Но народная ненависть копилась под спудом 10 лет – а в 1648 г. выплеснулась восстанием Богдана Хмельницкого. Потоцкий повел на него армию, но уже и реестровые, натерпевшись обманов и притеснений, не захотели драться за поработителей. Убили панских прислужников, полковников Барабаша и Ильяша, и перешли к Хмельницкому. Восстание разгорелось широко и неудержимо. Впрочем, даже сейчас далеко не все жители Малороссии примкнули к освободительной борьбе. Православные дворяне привыкли считать себя в первую очередь польскими шляхтичами. Восприняли случившееся как бунт черни. Верхушка киевского духовенства приноровилась подстраиваться к властям. Перепугалась повстанцев. Возмущалась, что они навлекут на страну репрессии и вместе с виновными пострадают они сами.
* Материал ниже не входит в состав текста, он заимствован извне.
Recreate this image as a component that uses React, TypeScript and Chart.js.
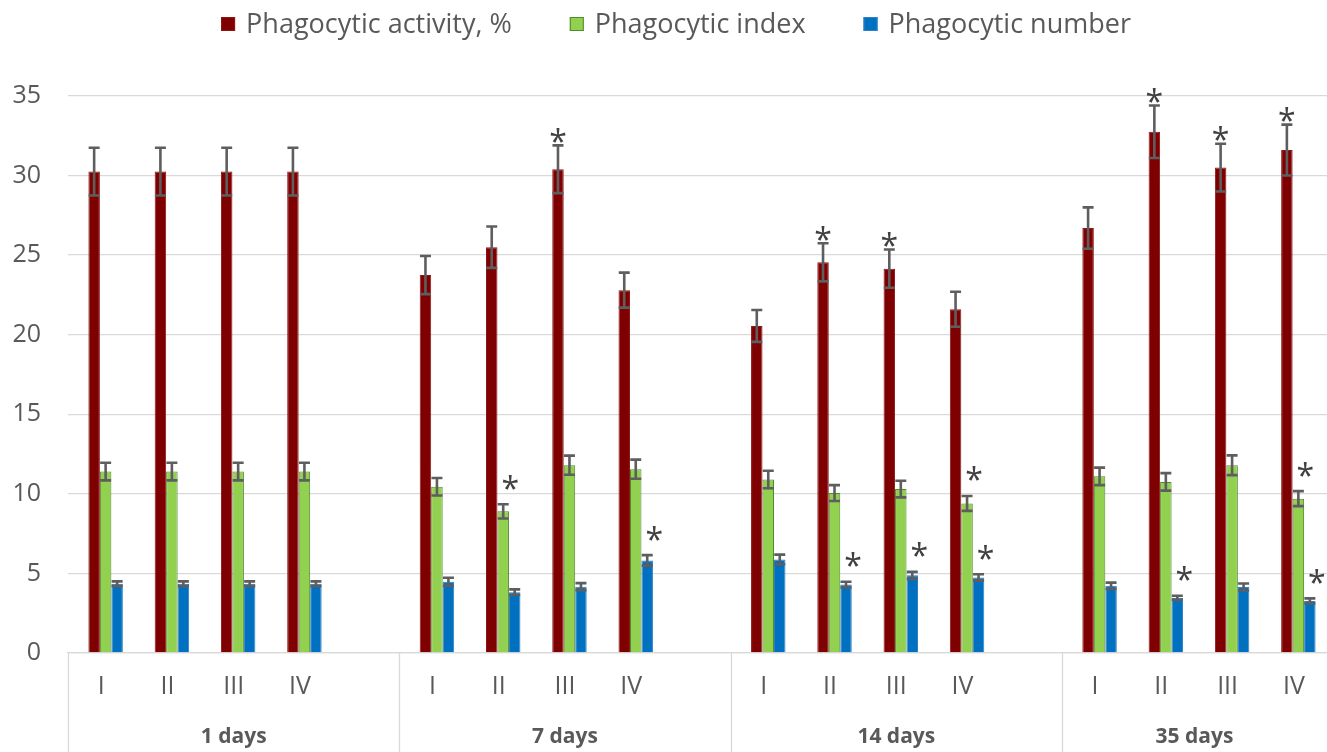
import React, { useEffect, useRef } from 'react';
import { Chart, registerables } from 'chart.js';

Chart.register(...registerables);

// ---------- data ----------
const groups = ['1 days', '7 days', '14 days', '35 days'];
const subgroups = ['I', 'II', 'III', 'IV'];
const seriesNames = ['Phagocytic activity, %', 'Phagocytic index', 'Phagocytic number'];

const activity = [30.25, 30.25, 30.25, 30.25, 23.75, 25.5, 30.4, 22.8, 20.55, 24.55, 24.15, 21.6, 26.7, 32.75, 30.5, 31.6];
const activityErr = [1.5, 1.5, 1.5, 1.5, 1.2, 1.3, 1.5, 1.1, 1.0, 1.2, 1.2, 1.1, 1.3, 1.65, 1.5, 1.6];
const phIndex = [11.4, 11.4, 11.4, 11.4, 10.45, 8.9, 11.8, 11.55, 10.9, 10.05, 10.3, 9.4, 11.1, 10.75, 11.8, 9.7];
const phIndexErr = [0.55, 0.55, 0.55, 0.55, 0.55, 0.45, 0.6, 0.6, 0.55, 0.5, 0.52, 0.47, 0.55, 0.55, 0.62, 0.47];
const phNumber = [4.35, 4.35, 4.35, 4.35, 4.48, 3.82, 4.17, 5.82, 5.88, 4.3, 4.88, 4.75, 4.22, 3.47, 4.15, 3.27];
const phNumberErr = [0.15, 0.15, 0.15, 0.15, 0.25, 0.18, 0.22, 0.33, 0.3, 0.18, 0.22, 0.2, 0.2, 0.13, 0.22, 0.16];

// significance marks: [group, subgroup, series]
const significance = [
  [1, 2, 0], [1, 1, 1], [1, 3, 2],
  [2, 1, 0], [2, 2, 0], [2, 1, 2], [2, 2, 2], [2, 3, 1], [2, 3, 2],
  [3, 1, 0], [3, 2, 0], [3, 3, 0], [3, 1, 2], [3, 3, 1], [3, 3, 2],
];

const yMin = 0;
const yMax = 35;
const yStep = 5;

// ---------- styling ----------
const FONT = "'Open Sans', 'Noto Sans', sans-serif";
const TEXT = '#595959';
const GRID = '#d9d9d9';
const colors = ['#7f0000', '#92d050', '#0070c0'];
const borders = ['#8e1616', '#4f8a2c', '#2f7fc4'];
const BAR_SHIFT = 4.5;

// build slotted arrays: an empty slot between groups
function slotted<T>(arr: T[], empty: T): T[] {
  const out: T[] = [];
  groups.forEach((_, gi) => {
    subgroups.forEach((_, si) => out.push(arr[gi * subgroups.length + si]));
    if (gi < groups.length - 1) out.push(empty);
  });
  return out;
}
function slotIndex(g: number, s: number) {
  return g * (subgroups.length + 1) + s;
}

const labels = slotted(groups.flatMap(() => subgroups), '');
const values = [activity, phIndex, phNumber].map((a) => slotted<number | null>(a, null));
const errors = [activityErr, phIndexErr, phNumberErr].map((a) => slotted<number | null>(a, null));

const overlay = {
  id: 'overlay',
  beforeDatasetsDraw(chart: any) {
    chart.ctx.save();
    chart.ctx.translate(BAR_SHIFT, 0);
  },
  afterDatasetsDraw(chart: any) {
    const ctx = chart.ctx as CanvasRenderingContext2D;
    const ys = chart.scales.y;
    // error bars
    ctx.strokeStyle = '#5e5e5e';
    ctx.lineWidth = 2.6;
    ctx.lineCap = 'butt';
    values.forEach((vals, d) => {
      const meta = chart.getDatasetMeta(d);
      vals.forEach((v, i) => {
        const e = errors[d][i];
        if (v == null || e == null) return;
        const x = meta.data[i].x;
        const yt = ys.getPixelForValue(v + e);
        const yb = ys.getPixelForValue(v - e);
        ctx.beginPath();
        ctx.moveTo(x, yt);
        ctx.lineTo(x, yb);
        ctx.moveTo(x - 5.5, yt);
        ctx.lineTo(x + 5.5, yt);
        ctx.moveTo(x - 5.5, yb);
        ctx.lineTo(x + 5.5, yb);
        ctx.stroke();
      });
    });
    // asterisks
    ctx.fillStyle = '#404040';
    ctx.font = `32px ${FONT}`;
    ctx.textAlign = 'center';
    ctx.textBaseline = 'alphabetic';
    const m = ctx.measureText('*');
    const mid = (m.actualBoundingBoxAscent - m.actualBoundingBoxDescent) / 2;
    significance.forEach(([g, s, d]) => {
      const i = slotIndex(g, s);
      const v = values[d][i] as number;
      const e = errors[d][i] as number;
      const x = chart.getDatasetMeta(d).data[i].x + (d === 0 ? 0 : 7);
      const yt = ys.getPixelForValue(v + e);
      const y = yt - (d === 0 ? 10 : 22);
      ctx.fillText('*', x, y + mid);
    });
    ctx.restore();
  },
  afterDraw(chart: any) {
    const ctx = chart.ctx as CanvasRenderingContext2D;
    const area = chart.chartArea;
    const xs = chart.scales.x;
    const slotW = (area.right - area.left) / labels.length;
    ctx.save();
    // separators
    ctx.strokeStyle = GRID;
    ctx.lineWidth = 1.3;
    ctx.beginPath();
    groups.forEach((_, gi) => {
      const x = Math.round(area.left + gi * (subgroups.length + 1) * slotW) + 0.5;
      ctx.moveTo(x, area.bottom);
      ctx.lineTo(x, chart.height);
    });
    ctx.stroke();
    // sub labels
    ctx.fillStyle = TEXT;
    ctx.textAlign = 'center';
    ctx.textBaseline = 'middle';
    ctx.font = `25px ${FONT}`;
    labels.forEach((l, i) => {
      if (!l) return;
      ctx.fillText(l, xs.getPixelForValue(i), 687);
    });
    // group labels
    ctx.font = `bold 21px ${FONT}`;
    groups.forEach((g, gi) => {
      const start = gi * (subgroups.length + 1);
      const end = Math.min(start + subgroups.length + 1, labels.length);
      const cx = area.left + ((start + end) / 2) * slotW;
      ctx.fillText(g, cx, 737);
    });
    // legend
    ctx.font = `27px ${FONT}`;
    const box = 14;
    const gapBox = 11;
    const gapItem = 58;
    const widths = seriesNames.map((n) => box + gapBox + ctx.measureText(n).width);
    const total = widths.reduce((a, b) => a + b, 0) + gapItem * (widths.length - 1);
    let x = 676 - total / 2;
    const ly = 24;
    ctx.textAlign = 'left';
    seriesNames.forEach((n, i) => {
      ctx.fillStyle = colors[i];
      ctx.fillRect(x, ly - box / 2, box, box);
      ctx.strokeStyle = borders[i];
      ctx.lineWidth = 1;
      ctx.strokeRect(x + 0.5, ly - box / 2 + 0.5, box - 1, box - 1);
      ctx.fillStyle = TEXT;
      ctx.fillText(n, x + box + gapBox, ly + 1);
      x += widths[i] + gapItem;
    });
    ctx.restore();
  },
};

export default function App() {
  const ref = useRef<HTMLCanvasElement>(null);
  useEffect(() => {
    if (!ref.current) return;
    const chart = new Chart(ref.current, {
      type: 'bar',
      data: {
        labels,
        datasets: values.map((v, d) => ({
          label: seriesNames[d],
          data: v,
          backgroundColor: colors[d],
          borderColor: borders[d],
          borderWidth: 1,
          barPercentage: 1,
          categoryPercentage: 0.52,
        })),
      },
      options: {
        responsive: false,
        maintainAspectRatio: false,
        animation: false,
        layout: { padding: { top: 96, left: 0, right: 0, bottom: 0 } },
        plugins: { legend: { display: false }, tooltip: { enabled: false } },
        scales: {
          x: {
            ticks: { display: false },
            grid: { display: false },
            border: { display: true, color: GRID, width: 1.3 },
            afterFit(s: any) {
              s.height = 99;
            },
          },
          y: {
            min: yMin,
            max: yMax,
            ticks: { stepSize: yStep, padding: 27, color: TEXT, font: { family: FONT, size: 25 } },
            grid: { color: GRID, lineWidth: 1.3, drawTicks: false },
            border: { display: false },
            afterFit(s: any) {
              s.width = 68;
            },
          },
        },
      },
      plugins: [overlay],
    });
    return () => chart.destroy();
  }, []);
  return (
    <div style={{ position: 'fixed', left: 0, top: 0, width: 1327, height: 752, background: '#fff' }}>
      <canvas ref={ref} width={1327} height={752} style={{ display: 'block' }} />
    </div>
  );
}
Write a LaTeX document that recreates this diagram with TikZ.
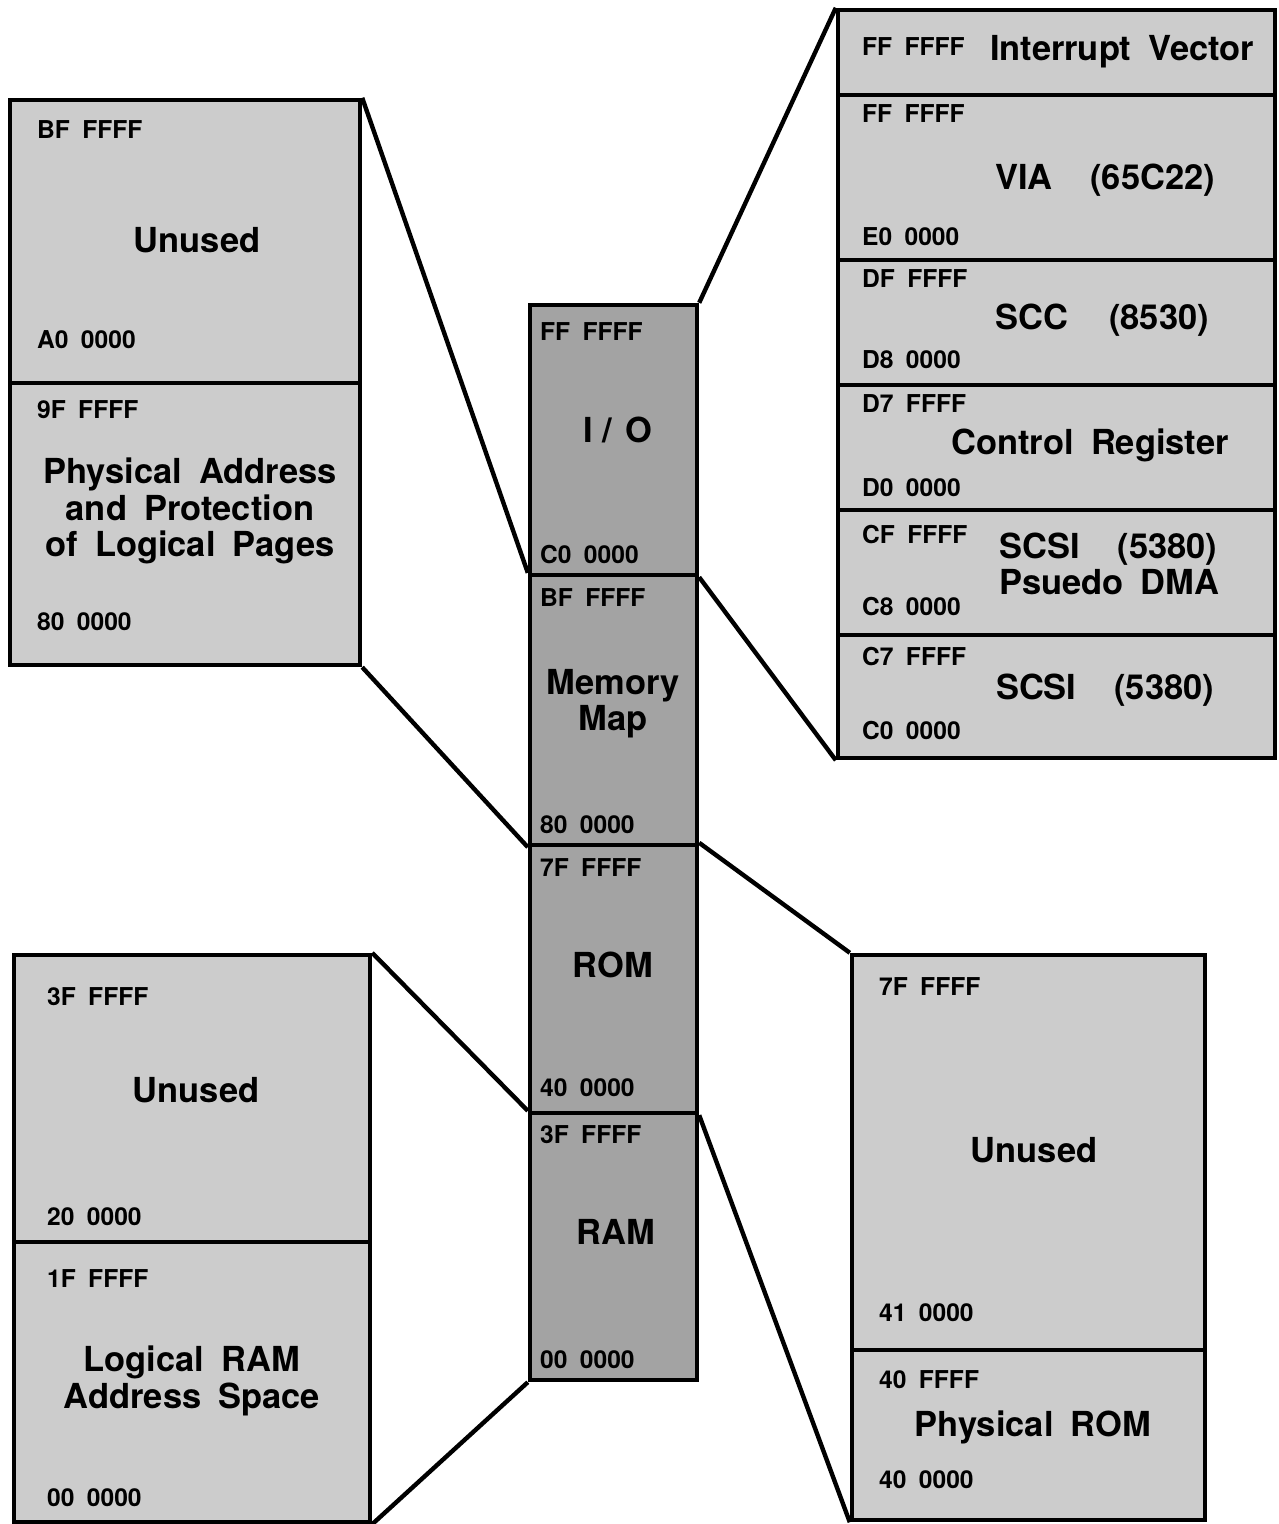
\documentclass[tikz,border=0pt]{standalone}
\usepackage{fontspec}
\setmainfont{TeX Gyre Heros}[WordSpace=1.8]
\usetikzlibrary{fit}

\begin{document}
\begin{tikzpicture}[x=0.01cm,y=-0.01cm,line width=1.25pt]
\tikzset{seg/.style={draw,fill=black!20,inner sep=0pt},
core/.style={seg,fill=black!36},
addr/.style={font=\fontsize{7}{8}\selectfont\bfseries,anchor=west,inner sep=0pt},
lbl/.style={font=\fontsize{9.8}{10.3}\selectfont\bfseries,align=center,inner sep=0pt},
link/.style={line width=1.25pt}}
\useasboundingbox (0,0) rectangle (1278,1524);
% central map
\node[core,fit={(530,305) (697,575)}] (io) {};
\node[core,fit={(530,575) (697,845)}] (mm) {};
\node[core,fit={(530,845) (697,1113)}] (rom) {};
\node[core,fit={(530,1113) (697,1380)}] (ram) {};
% memory map detail
\node[seg,fit={(10,100) (360,383)}] (mmu) {};
\node[seg,fit={(10,383) (360,665)}] (mmp) {};
% i/o detail
\node[seg,fit={(838,10) (1275,95)}] (iv) {};
\node[seg,fit={(838,95) (1275,260)}] (via) {};
\node[seg,fit={(838,260) (1275,385)}] (scc) {};
\node[seg,fit={(838,385) (1275,510)}] (ctl) {};
\node[seg,fit={(838,510) (1275,635)}] (dma) {};
\node[seg,fit={(838,635) (1275,758)}] (scsi) {};
% ram detail
\node[seg,fit={(14,955) (370,1242)}] (ramu) {};
\node[seg,fit={(14,1242) (370,1522)}] (raml) {};
% rom detail
\node[seg,fit={(852,955) (1205,1350)}] (romu) {};
\node[seg,fit={(852,1350) (1205,1520)}] (romp) {};
\draw[link] (mmu.north east)--(mm.north west);
\draw[link] (mmp.south east)--(mm.south west);
\draw[link] (io.north east)--(iv.north west);
\draw[link] (io.south east)--(scsi.south west);
\draw[link] (rom.north east)--(romu.north west);
\draw[link] (rom.south east)--(romp.south west);
\draw[link] (ramu.north east)--(ram.north west);
\draw[link] (raml.south east)--(ram.south west);
% addresses
\foreach \x/\y/\t [count=\i] in {35/130/BF FFFF,35/340/A0 0000,35/410/9F FFFF,35/622/80 0000,
538/332/FF FFFF,538/555/C0 0000,538/598/BF FFFF,538/825/80 0000,
538/868/7F FFFF,538/1088/40 0000,538/1135/3F FFFF,538/1360/00 0000,
860/47/FF FFFF,860/114/FF FFFF,860/237/E0 0000,860/279/DF FFFF,860/360/D8 0000,
860/404/D7 FFFF,860/488/D0 0000,860/535/CF FFFF,860/607/C8 0000,860/657/C7 FFFF,860/731/C0 0000,
45/997/3F FFFF,45/1217/20 0000,45/1279/1F FFFF,45/1498/00 0000,
877/987/7F FFFF,877/1313/41 0000,877/1380/40 FFFF,877/1480/40 0000}
\node[addr] (ad\i) at (\x,\y) {\t};
% region names
\node[lbl] (tmmu) at (197,240) {Unused};
\node[lbl] (tmmp) at (190,511) {Physical Address\\and Protection\\of Logical Pages};
\node[lbl] (tio) at (618,430) {I\hspace{0.28em}/\hspace{0.4em}O};
\node[lbl] (tmm) at (613,704) {Memory\\Map};
\node[lbl] (trom) at (613,965) {ROM};
\node[lbl] (tram) at (616,1232) {RAM};
\node[lbl] (tiv) at (1122,52) {Interrupt Vector};
\node[lbl] (tvia) at (1105,180) {VIA\hspace{1.1em}(65C22)};
\node[lbl] (tscc) at (1102,320) {SCC\hspace{1.2em}(8530)};
\node[lbl] (tctl) at (1090,445) {Control Register};
\node[lbl,align=left,anchor=west] (tdma) at (997,564) {SCSI\hspace{1.1em}(5380)\\Psuedo DMA};
\node[lbl] (tscsi) at (1105,690) {SCSI\hspace{1.1em}(5380)};
\node[lbl] (tramu) at (196,1090) {Unused};
\node[lbl] (traml) at (192,1381) {Logical RAM\\Address Space};
\node[lbl] (tromu) at (1034,1150) {Unused};
\node[lbl] (tromp) at (1033,1427) {Physical ROM};
\end{tikzpicture}
\end{document}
Адам Кисель с прочими православными панами очутился в польском лагере. Через них правительство вело переговоры, снова силилось расколоть поднявшийся народ, соблазнить и замирить казаков очередными обманами. Самым активным и жестоким предводителем карателей стал Иеремия Вишневецкий – потомок русских удельных князей, из Рюриковичей, а ныне один из богатейших магнатов, ярых врагов русского народа и православия. Да и его отряды в значительной мере состояли из украинских дворян и слуг. Они залили кровью Полтавщину, Подолье, Брацлавщину, поголовно уничтожали жителей независимо от пола и возраста. Людей распинали, распиливали пополам, обливали кипятком и горячей смолой, сдирали заживо кожу. А Вишневецкий при этом подзадоривал палачей: «Мучьте их так, чтобы они чувствовали, что умирают».

И даже митрополит Сильвестр Косов, когда Хмельницкий победоносно вступил в Киев, уклонился от благословения. Бежавшие поляки, паны, иезуиты выглядели для него ближе, солиднее, культурнее, чем собственная паства. Благо, в Киеве оказался проездом иерусалимский патриарх Паисий, направлявшийся с визитом в Москву. Вот он-то порадовался успехам православных, благословил их.